Harit Talwar, head of Marcus, Goldman Sachs' online lending business.
Mark McQueen

During the bank’s first-quarter earnings call on Tuesday, Chief Financial Officer Marty Chavez dispensed with the caution that has characterized Goldman’s public comments about its long-term plans for Marcus.

“We’re looking at a very large number of opportunities,” Chavez said. “So we’re evaluating credit cards, as you’ve heard us say. We’re looking at wealth management. We’re looking at retirement products. We’re looking at personal finance. And we’re looking at the adjacencies in and among our various businesses as we build all these things out.”

Goldman’s growth strategy in consumer banking is not even confined to the United States market. The firm plans to start offering an online savings product in the U.K. during the second half of this year.

The acquisition of Clarity Money, which has signed up more than a million users in a little over a year, fills a key gap in Goldman’s push to build a digital retail bank from scratch.

Goldman does not currently offer a mobile app to its retail customers, though it had reportedly been building one internally. The free app from Clarity Money will fill that void. Consumers currently use the app to cancel unwanted monthly subscriptions, choose a credit card and maintain a household budget.

The app will give Goldman Sachs the opportunity to establish deeper relationships with its online depositors and borrowers, a strategy that is being pursued by numerous digital lenders.
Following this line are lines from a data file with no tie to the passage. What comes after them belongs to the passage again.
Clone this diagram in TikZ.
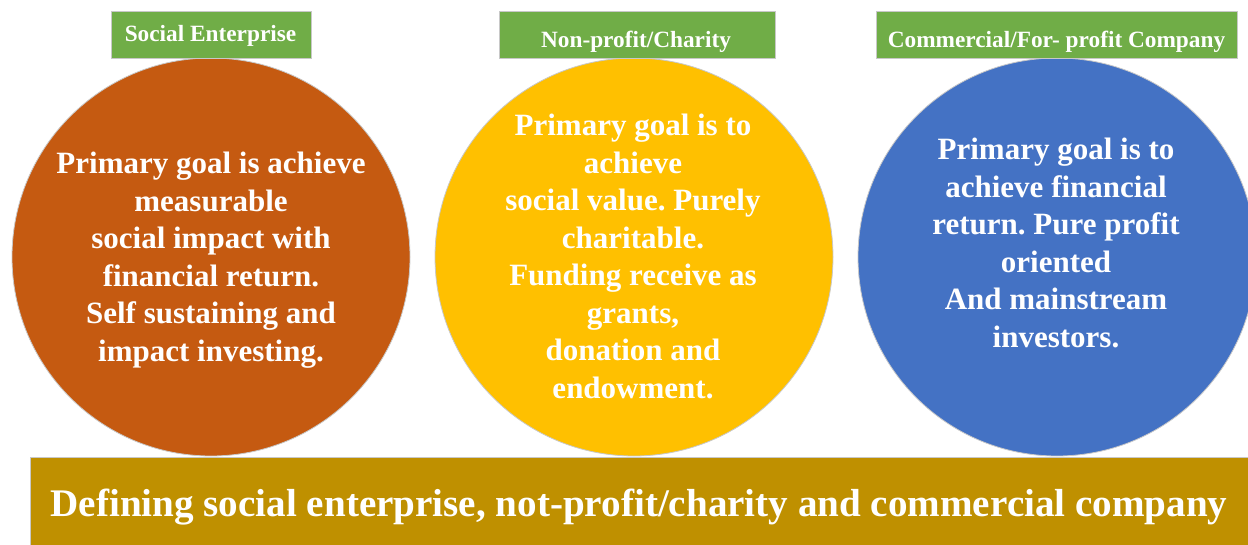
\documentclass[tikz,border=0pt]{standalone}
\usepackage{fontspec}
\setmainfont{Liberation Serif}
\frenchspacing
\definecolor{seorange}{HTML}{C55A11}
\definecolor{npyellow}{HTML}{FFC000}
\definecolor{cpblue}{HTML}{4472C4}
\definecolor{lblgreen}{HTML}{70AD47}
\definecolor{bargold}{HTML}{BF9000}
\definecolor{edgegray}{HTML}{C8C8C8}
\tikzset{
  disc/.style={circle, draw=edgegray, line width=0.8pt, minimum size=398pt, inner sep=0pt},
  label box/.style={draw=edgegray, line width=0.8pt, fill=lblgreen, inner sep=0pt, minimum height=47pt},
  label text/.style={text=white, anchor=base, inner sep=0pt, font=\bfseries\fontsize{23.3}{28}\selectfont},
  disc text/.style={text=white, align=center, inner sep=0pt,
     font=\bfseries\fontsize{31}{37.5}\selectfont},
}
\begin{document}
\begin{tikzpicture}[x=1pt,y=-1pt]
\useasboundingbox (0,0) rectangle (1248,545);
\begin{scope}
\clip (0,0) rectangle (1248,545);
% circles
\node[disc, fill=seorange] (c1) at (211,257) {};
\node[disc, fill=npyellow] (c2) at (634,257) {};
\node[disc, fill=cpblue] (c3) at (1057,257) {};
% bottom bar
\node[draw=edgegray, line width=0.8pt, fill=bargold, minimum width=1230pt, minimum height=100pt,
      anchor=north west, inner sep=0pt] (bar) at (29.5,456.5) {};
\end{scope}
\node[text=white, font=\bfseries\fontsize{39.1}{44}\selectfont, anchor=base] (bartext) at (639,516.5)
  {Defining social enterprise, not-profit/charity and commercial company};
% label boxes
\node[label box, minimum width=200pt, anchor=north west] (l1) at (111,11) {};
\node[label text] (t1) at (210.5,41.7) {Social Enterprise};
\node[label box, minimum width=276pt, anchor=north west] (l2) at (499,11) {};
\node[label text] (t2) at (636,48) {Non-profit/Charity};
\node[label box, minimum width=361pt, anchor=north west] (l3) at (876,11) {};
\node[label text] (t3) at (1056.5,48) {Commercial/For- profit Company};
% circle texts
\node[disc text] (d1) at (211,260.3) {Primary goal is achieve\\measurable\\social impact with\\financial return.\\Self sustaining and\\impact investing.};
\node[disc text] (d2) at (633,256.5) {Primary goal is to\\achieve\\social value. Purely\\charitable.\\Funding receive as\\grants,\\donation and\\endowment.};
\node[disc text] (d3) at (1056,242.8) {Primary goal is to\\achieve financial\\return. Pure profit\\oriented\\And mainstream\\investors.};
\end{tikzpicture}
\end{document}
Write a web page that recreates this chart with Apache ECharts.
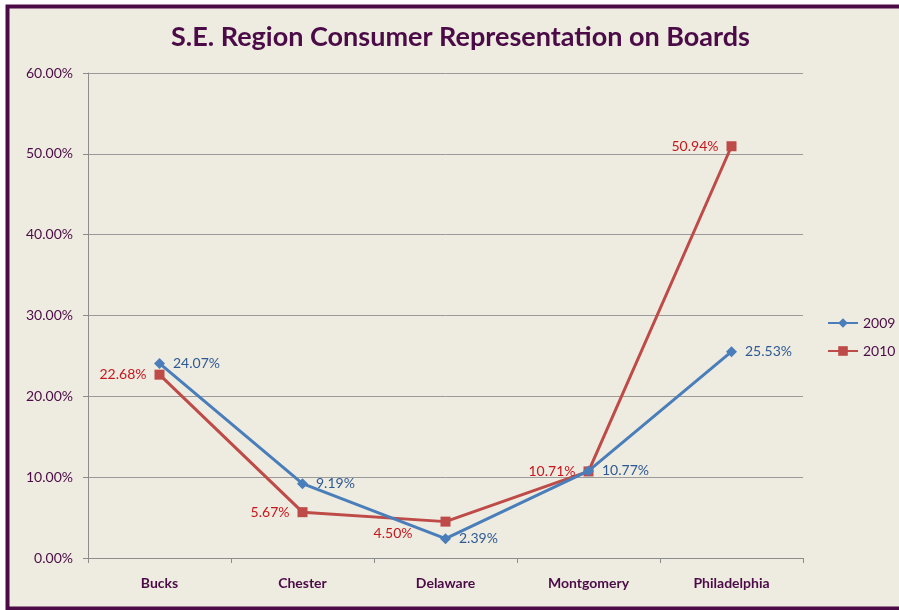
<!DOCTYPE html>
<html>
<head>
<meta charset="utf-8">
<script src="https://cdn.jsdelivr.net/npm/echarts@6/dist/echarts.min.js"></script>
<style>
  html, body { margin: 0; padding: 0; background: #ffffff; }
  #chart { width: 899px; height: 610px; }
</style>
</head>
<body>
<div id="chart"></div>
<script>
// Counties on the category axis
const counties = ['Bucks', 'Chester', 'Delaware', 'Montgomery', 'Philadelphia'];
// Share of board seats held by consumers (%)
const share2009 = [24.07, 9.19, 2.39, 10.77, 25.53];
const share2010 = [22.68, 5.67, 4.50, 10.71, 50.94];
// Value-axis range and step (%)
const yMin = 0, yMax = 60, yStep = 10;

const purple = '#4A0B47';
const blueLine = '#4A7EBB';
const redLine = '#BE4B48';
const blueText = '#2E5A94';
const redText = '#C8161D';
const font = 'Lato, "Open Sans", sans-serif';

const chart = echarts.init(document.getElementById('chart'), null, { renderer: 'canvas' });

const fmt = v => v.toFixed(2) + '%';

chart.setOption({
  backgroundColor: '#ffffff',
  animation: false,
  graphic: [{
    type: 'rect',
    z: -10,
    shape: { x: 7.5, y: 6.5, width: 1000, height: 602 },
    style: { fill: '#EEEBE0', stroke: purple, lineWidth: 4 }
  }],
  title: {
    text: 'S.E. Region Consumer Representation on Boards',
    left: 166,
    top: 19,
    textStyle: { fontFamily: font, fontWeight: 'bold', fontSize: 27, color: purple }
  },
  legend: {
    orient: 'vertical',
    left: 822,
    top: 311,
    itemWidth: 30,
    itemHeight: 12,
    itemGap: 14,
    textStyle: { fontFamily: font, fontSize: 14, color: purple },
    data: ['2009', '2010']
  },
  grid: { left: 88, right: 96, top: 73, bottom: 52 },
  xAxis: {
    type: 'category',
    data: counties,
    boundaryGap: true,
    axisLine: { lineStyle: { color: '#8C8C8C', width: 1 } },
    axisTick: { show: true, length: 5, lineStyle: { color: '#8C8C8C' } },
    axisLabel: { fontFamily: font, fontWeight: 'bold', fontSize: 14, color: purple, margin: 18 }
  },
  yAxis: {
    type: 'value',
    min: yMin, max: yMax, interval: yStep,
    axisLine: { show: true, lineStyle: { color: '#8C8C8C', width: 1 } },
    axisTick: { show: true, length: 5, lineStyle: { color: '#8C8C8C' } },
    splitLine: { lineStyle: { color: '#9A9A9A', width: 1 } },
    axisLabel: {
      fontFamily: font, fontSize: 14, color: purple, margin: 15,
      formatter: v => v.toFixed(2) + '%'
    }
  },
  series: [
    {
      name: '2009',
      type: 'line',
      data: share2009,
      symbol: 'diamond',
      symbolSize: 11,
      itemStyle: { color: blueLine },
      lineStyle: { color: blueLine, width: 3 },
      label: {
        show: true, position: 'right', distance: 8,
        fontFamily: font, fontSize: 14, color: blueText,
        formatter: p => fmt(p.value)
      },
      z: 3
    },
    {
      name: '2010',
      type: 'line',
      data: share2010.map((v, i) => i === 2
        ? { value: v, label: { position: 'left', offset: [-20, 12] } }
        : v),
      symbol: 'rect',
      symbolSize: 10,
      itemStyle: { color: redLine },
      lineStyle: { color: redLine, width: 3 },
      label: {
        show: true, position: 'left', distance: 8,
        fontFamily: font, fontSize: 14, color: redText,
        formatter: p => fmt(p.value)
      },
      z: 2
    }
  ]
});
</script>
</body>
</html>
Harit Talwar, the head of Marcus, said that the mobile app will make the bank’s retail customers, many of whom come to the platform to refinance existing credit card debt, more likely to stick with Goldman Sachs. He added that the app gives the bank the opportunity to offer more consumer products, and he downplayed the short-term potential for making money from the consumer data that Goldman has acquired.

“I think we want to be very clear that this is a long-term strategic acquisition,” Talwar said Monday during a conference call with reporters. “This is not trying to be shortsighted in terms of monetization.”

Since its launch in October 2016, Marcus has originated approximately $3 billion in consumer loans, according to Goldman. Its online deposit franchise surpassed $20 billion in retail deposits last month.

“Our long-term vision for Marcus is to create the leading platform for millions of consumers to take control of their financial lives, offering personalized products to save and borrow that are simple, transparent and provide value to customers,” Chavez said Tuesday.

Goldman’s push into retail banking was born out of a quandary about what to do with the banking license that it obtained in the fall of 2008, when it received federal bailout funds at the height of the financial crisis.

The bank’s lack of history in consumer banking gave it the opportunity to build its technological architecture from the ground up.

Still, many Americans are not yet ready for a full-fledged digital bank. A recent study by J.D. Power found that overall customer satisfaction is higher among customers who visited a bank branch in the past 12 months. Although mobile banking is becoming more popular, even millennials are averaging almost one branch visit per month, according to the study.

Wei Ke, who heads the financial services practice at the consulting firm Simon Kucher, said that the jury is still out on whether digital-only banks can achieve mass scale.

“People still want to go to branches from time to time,” he said.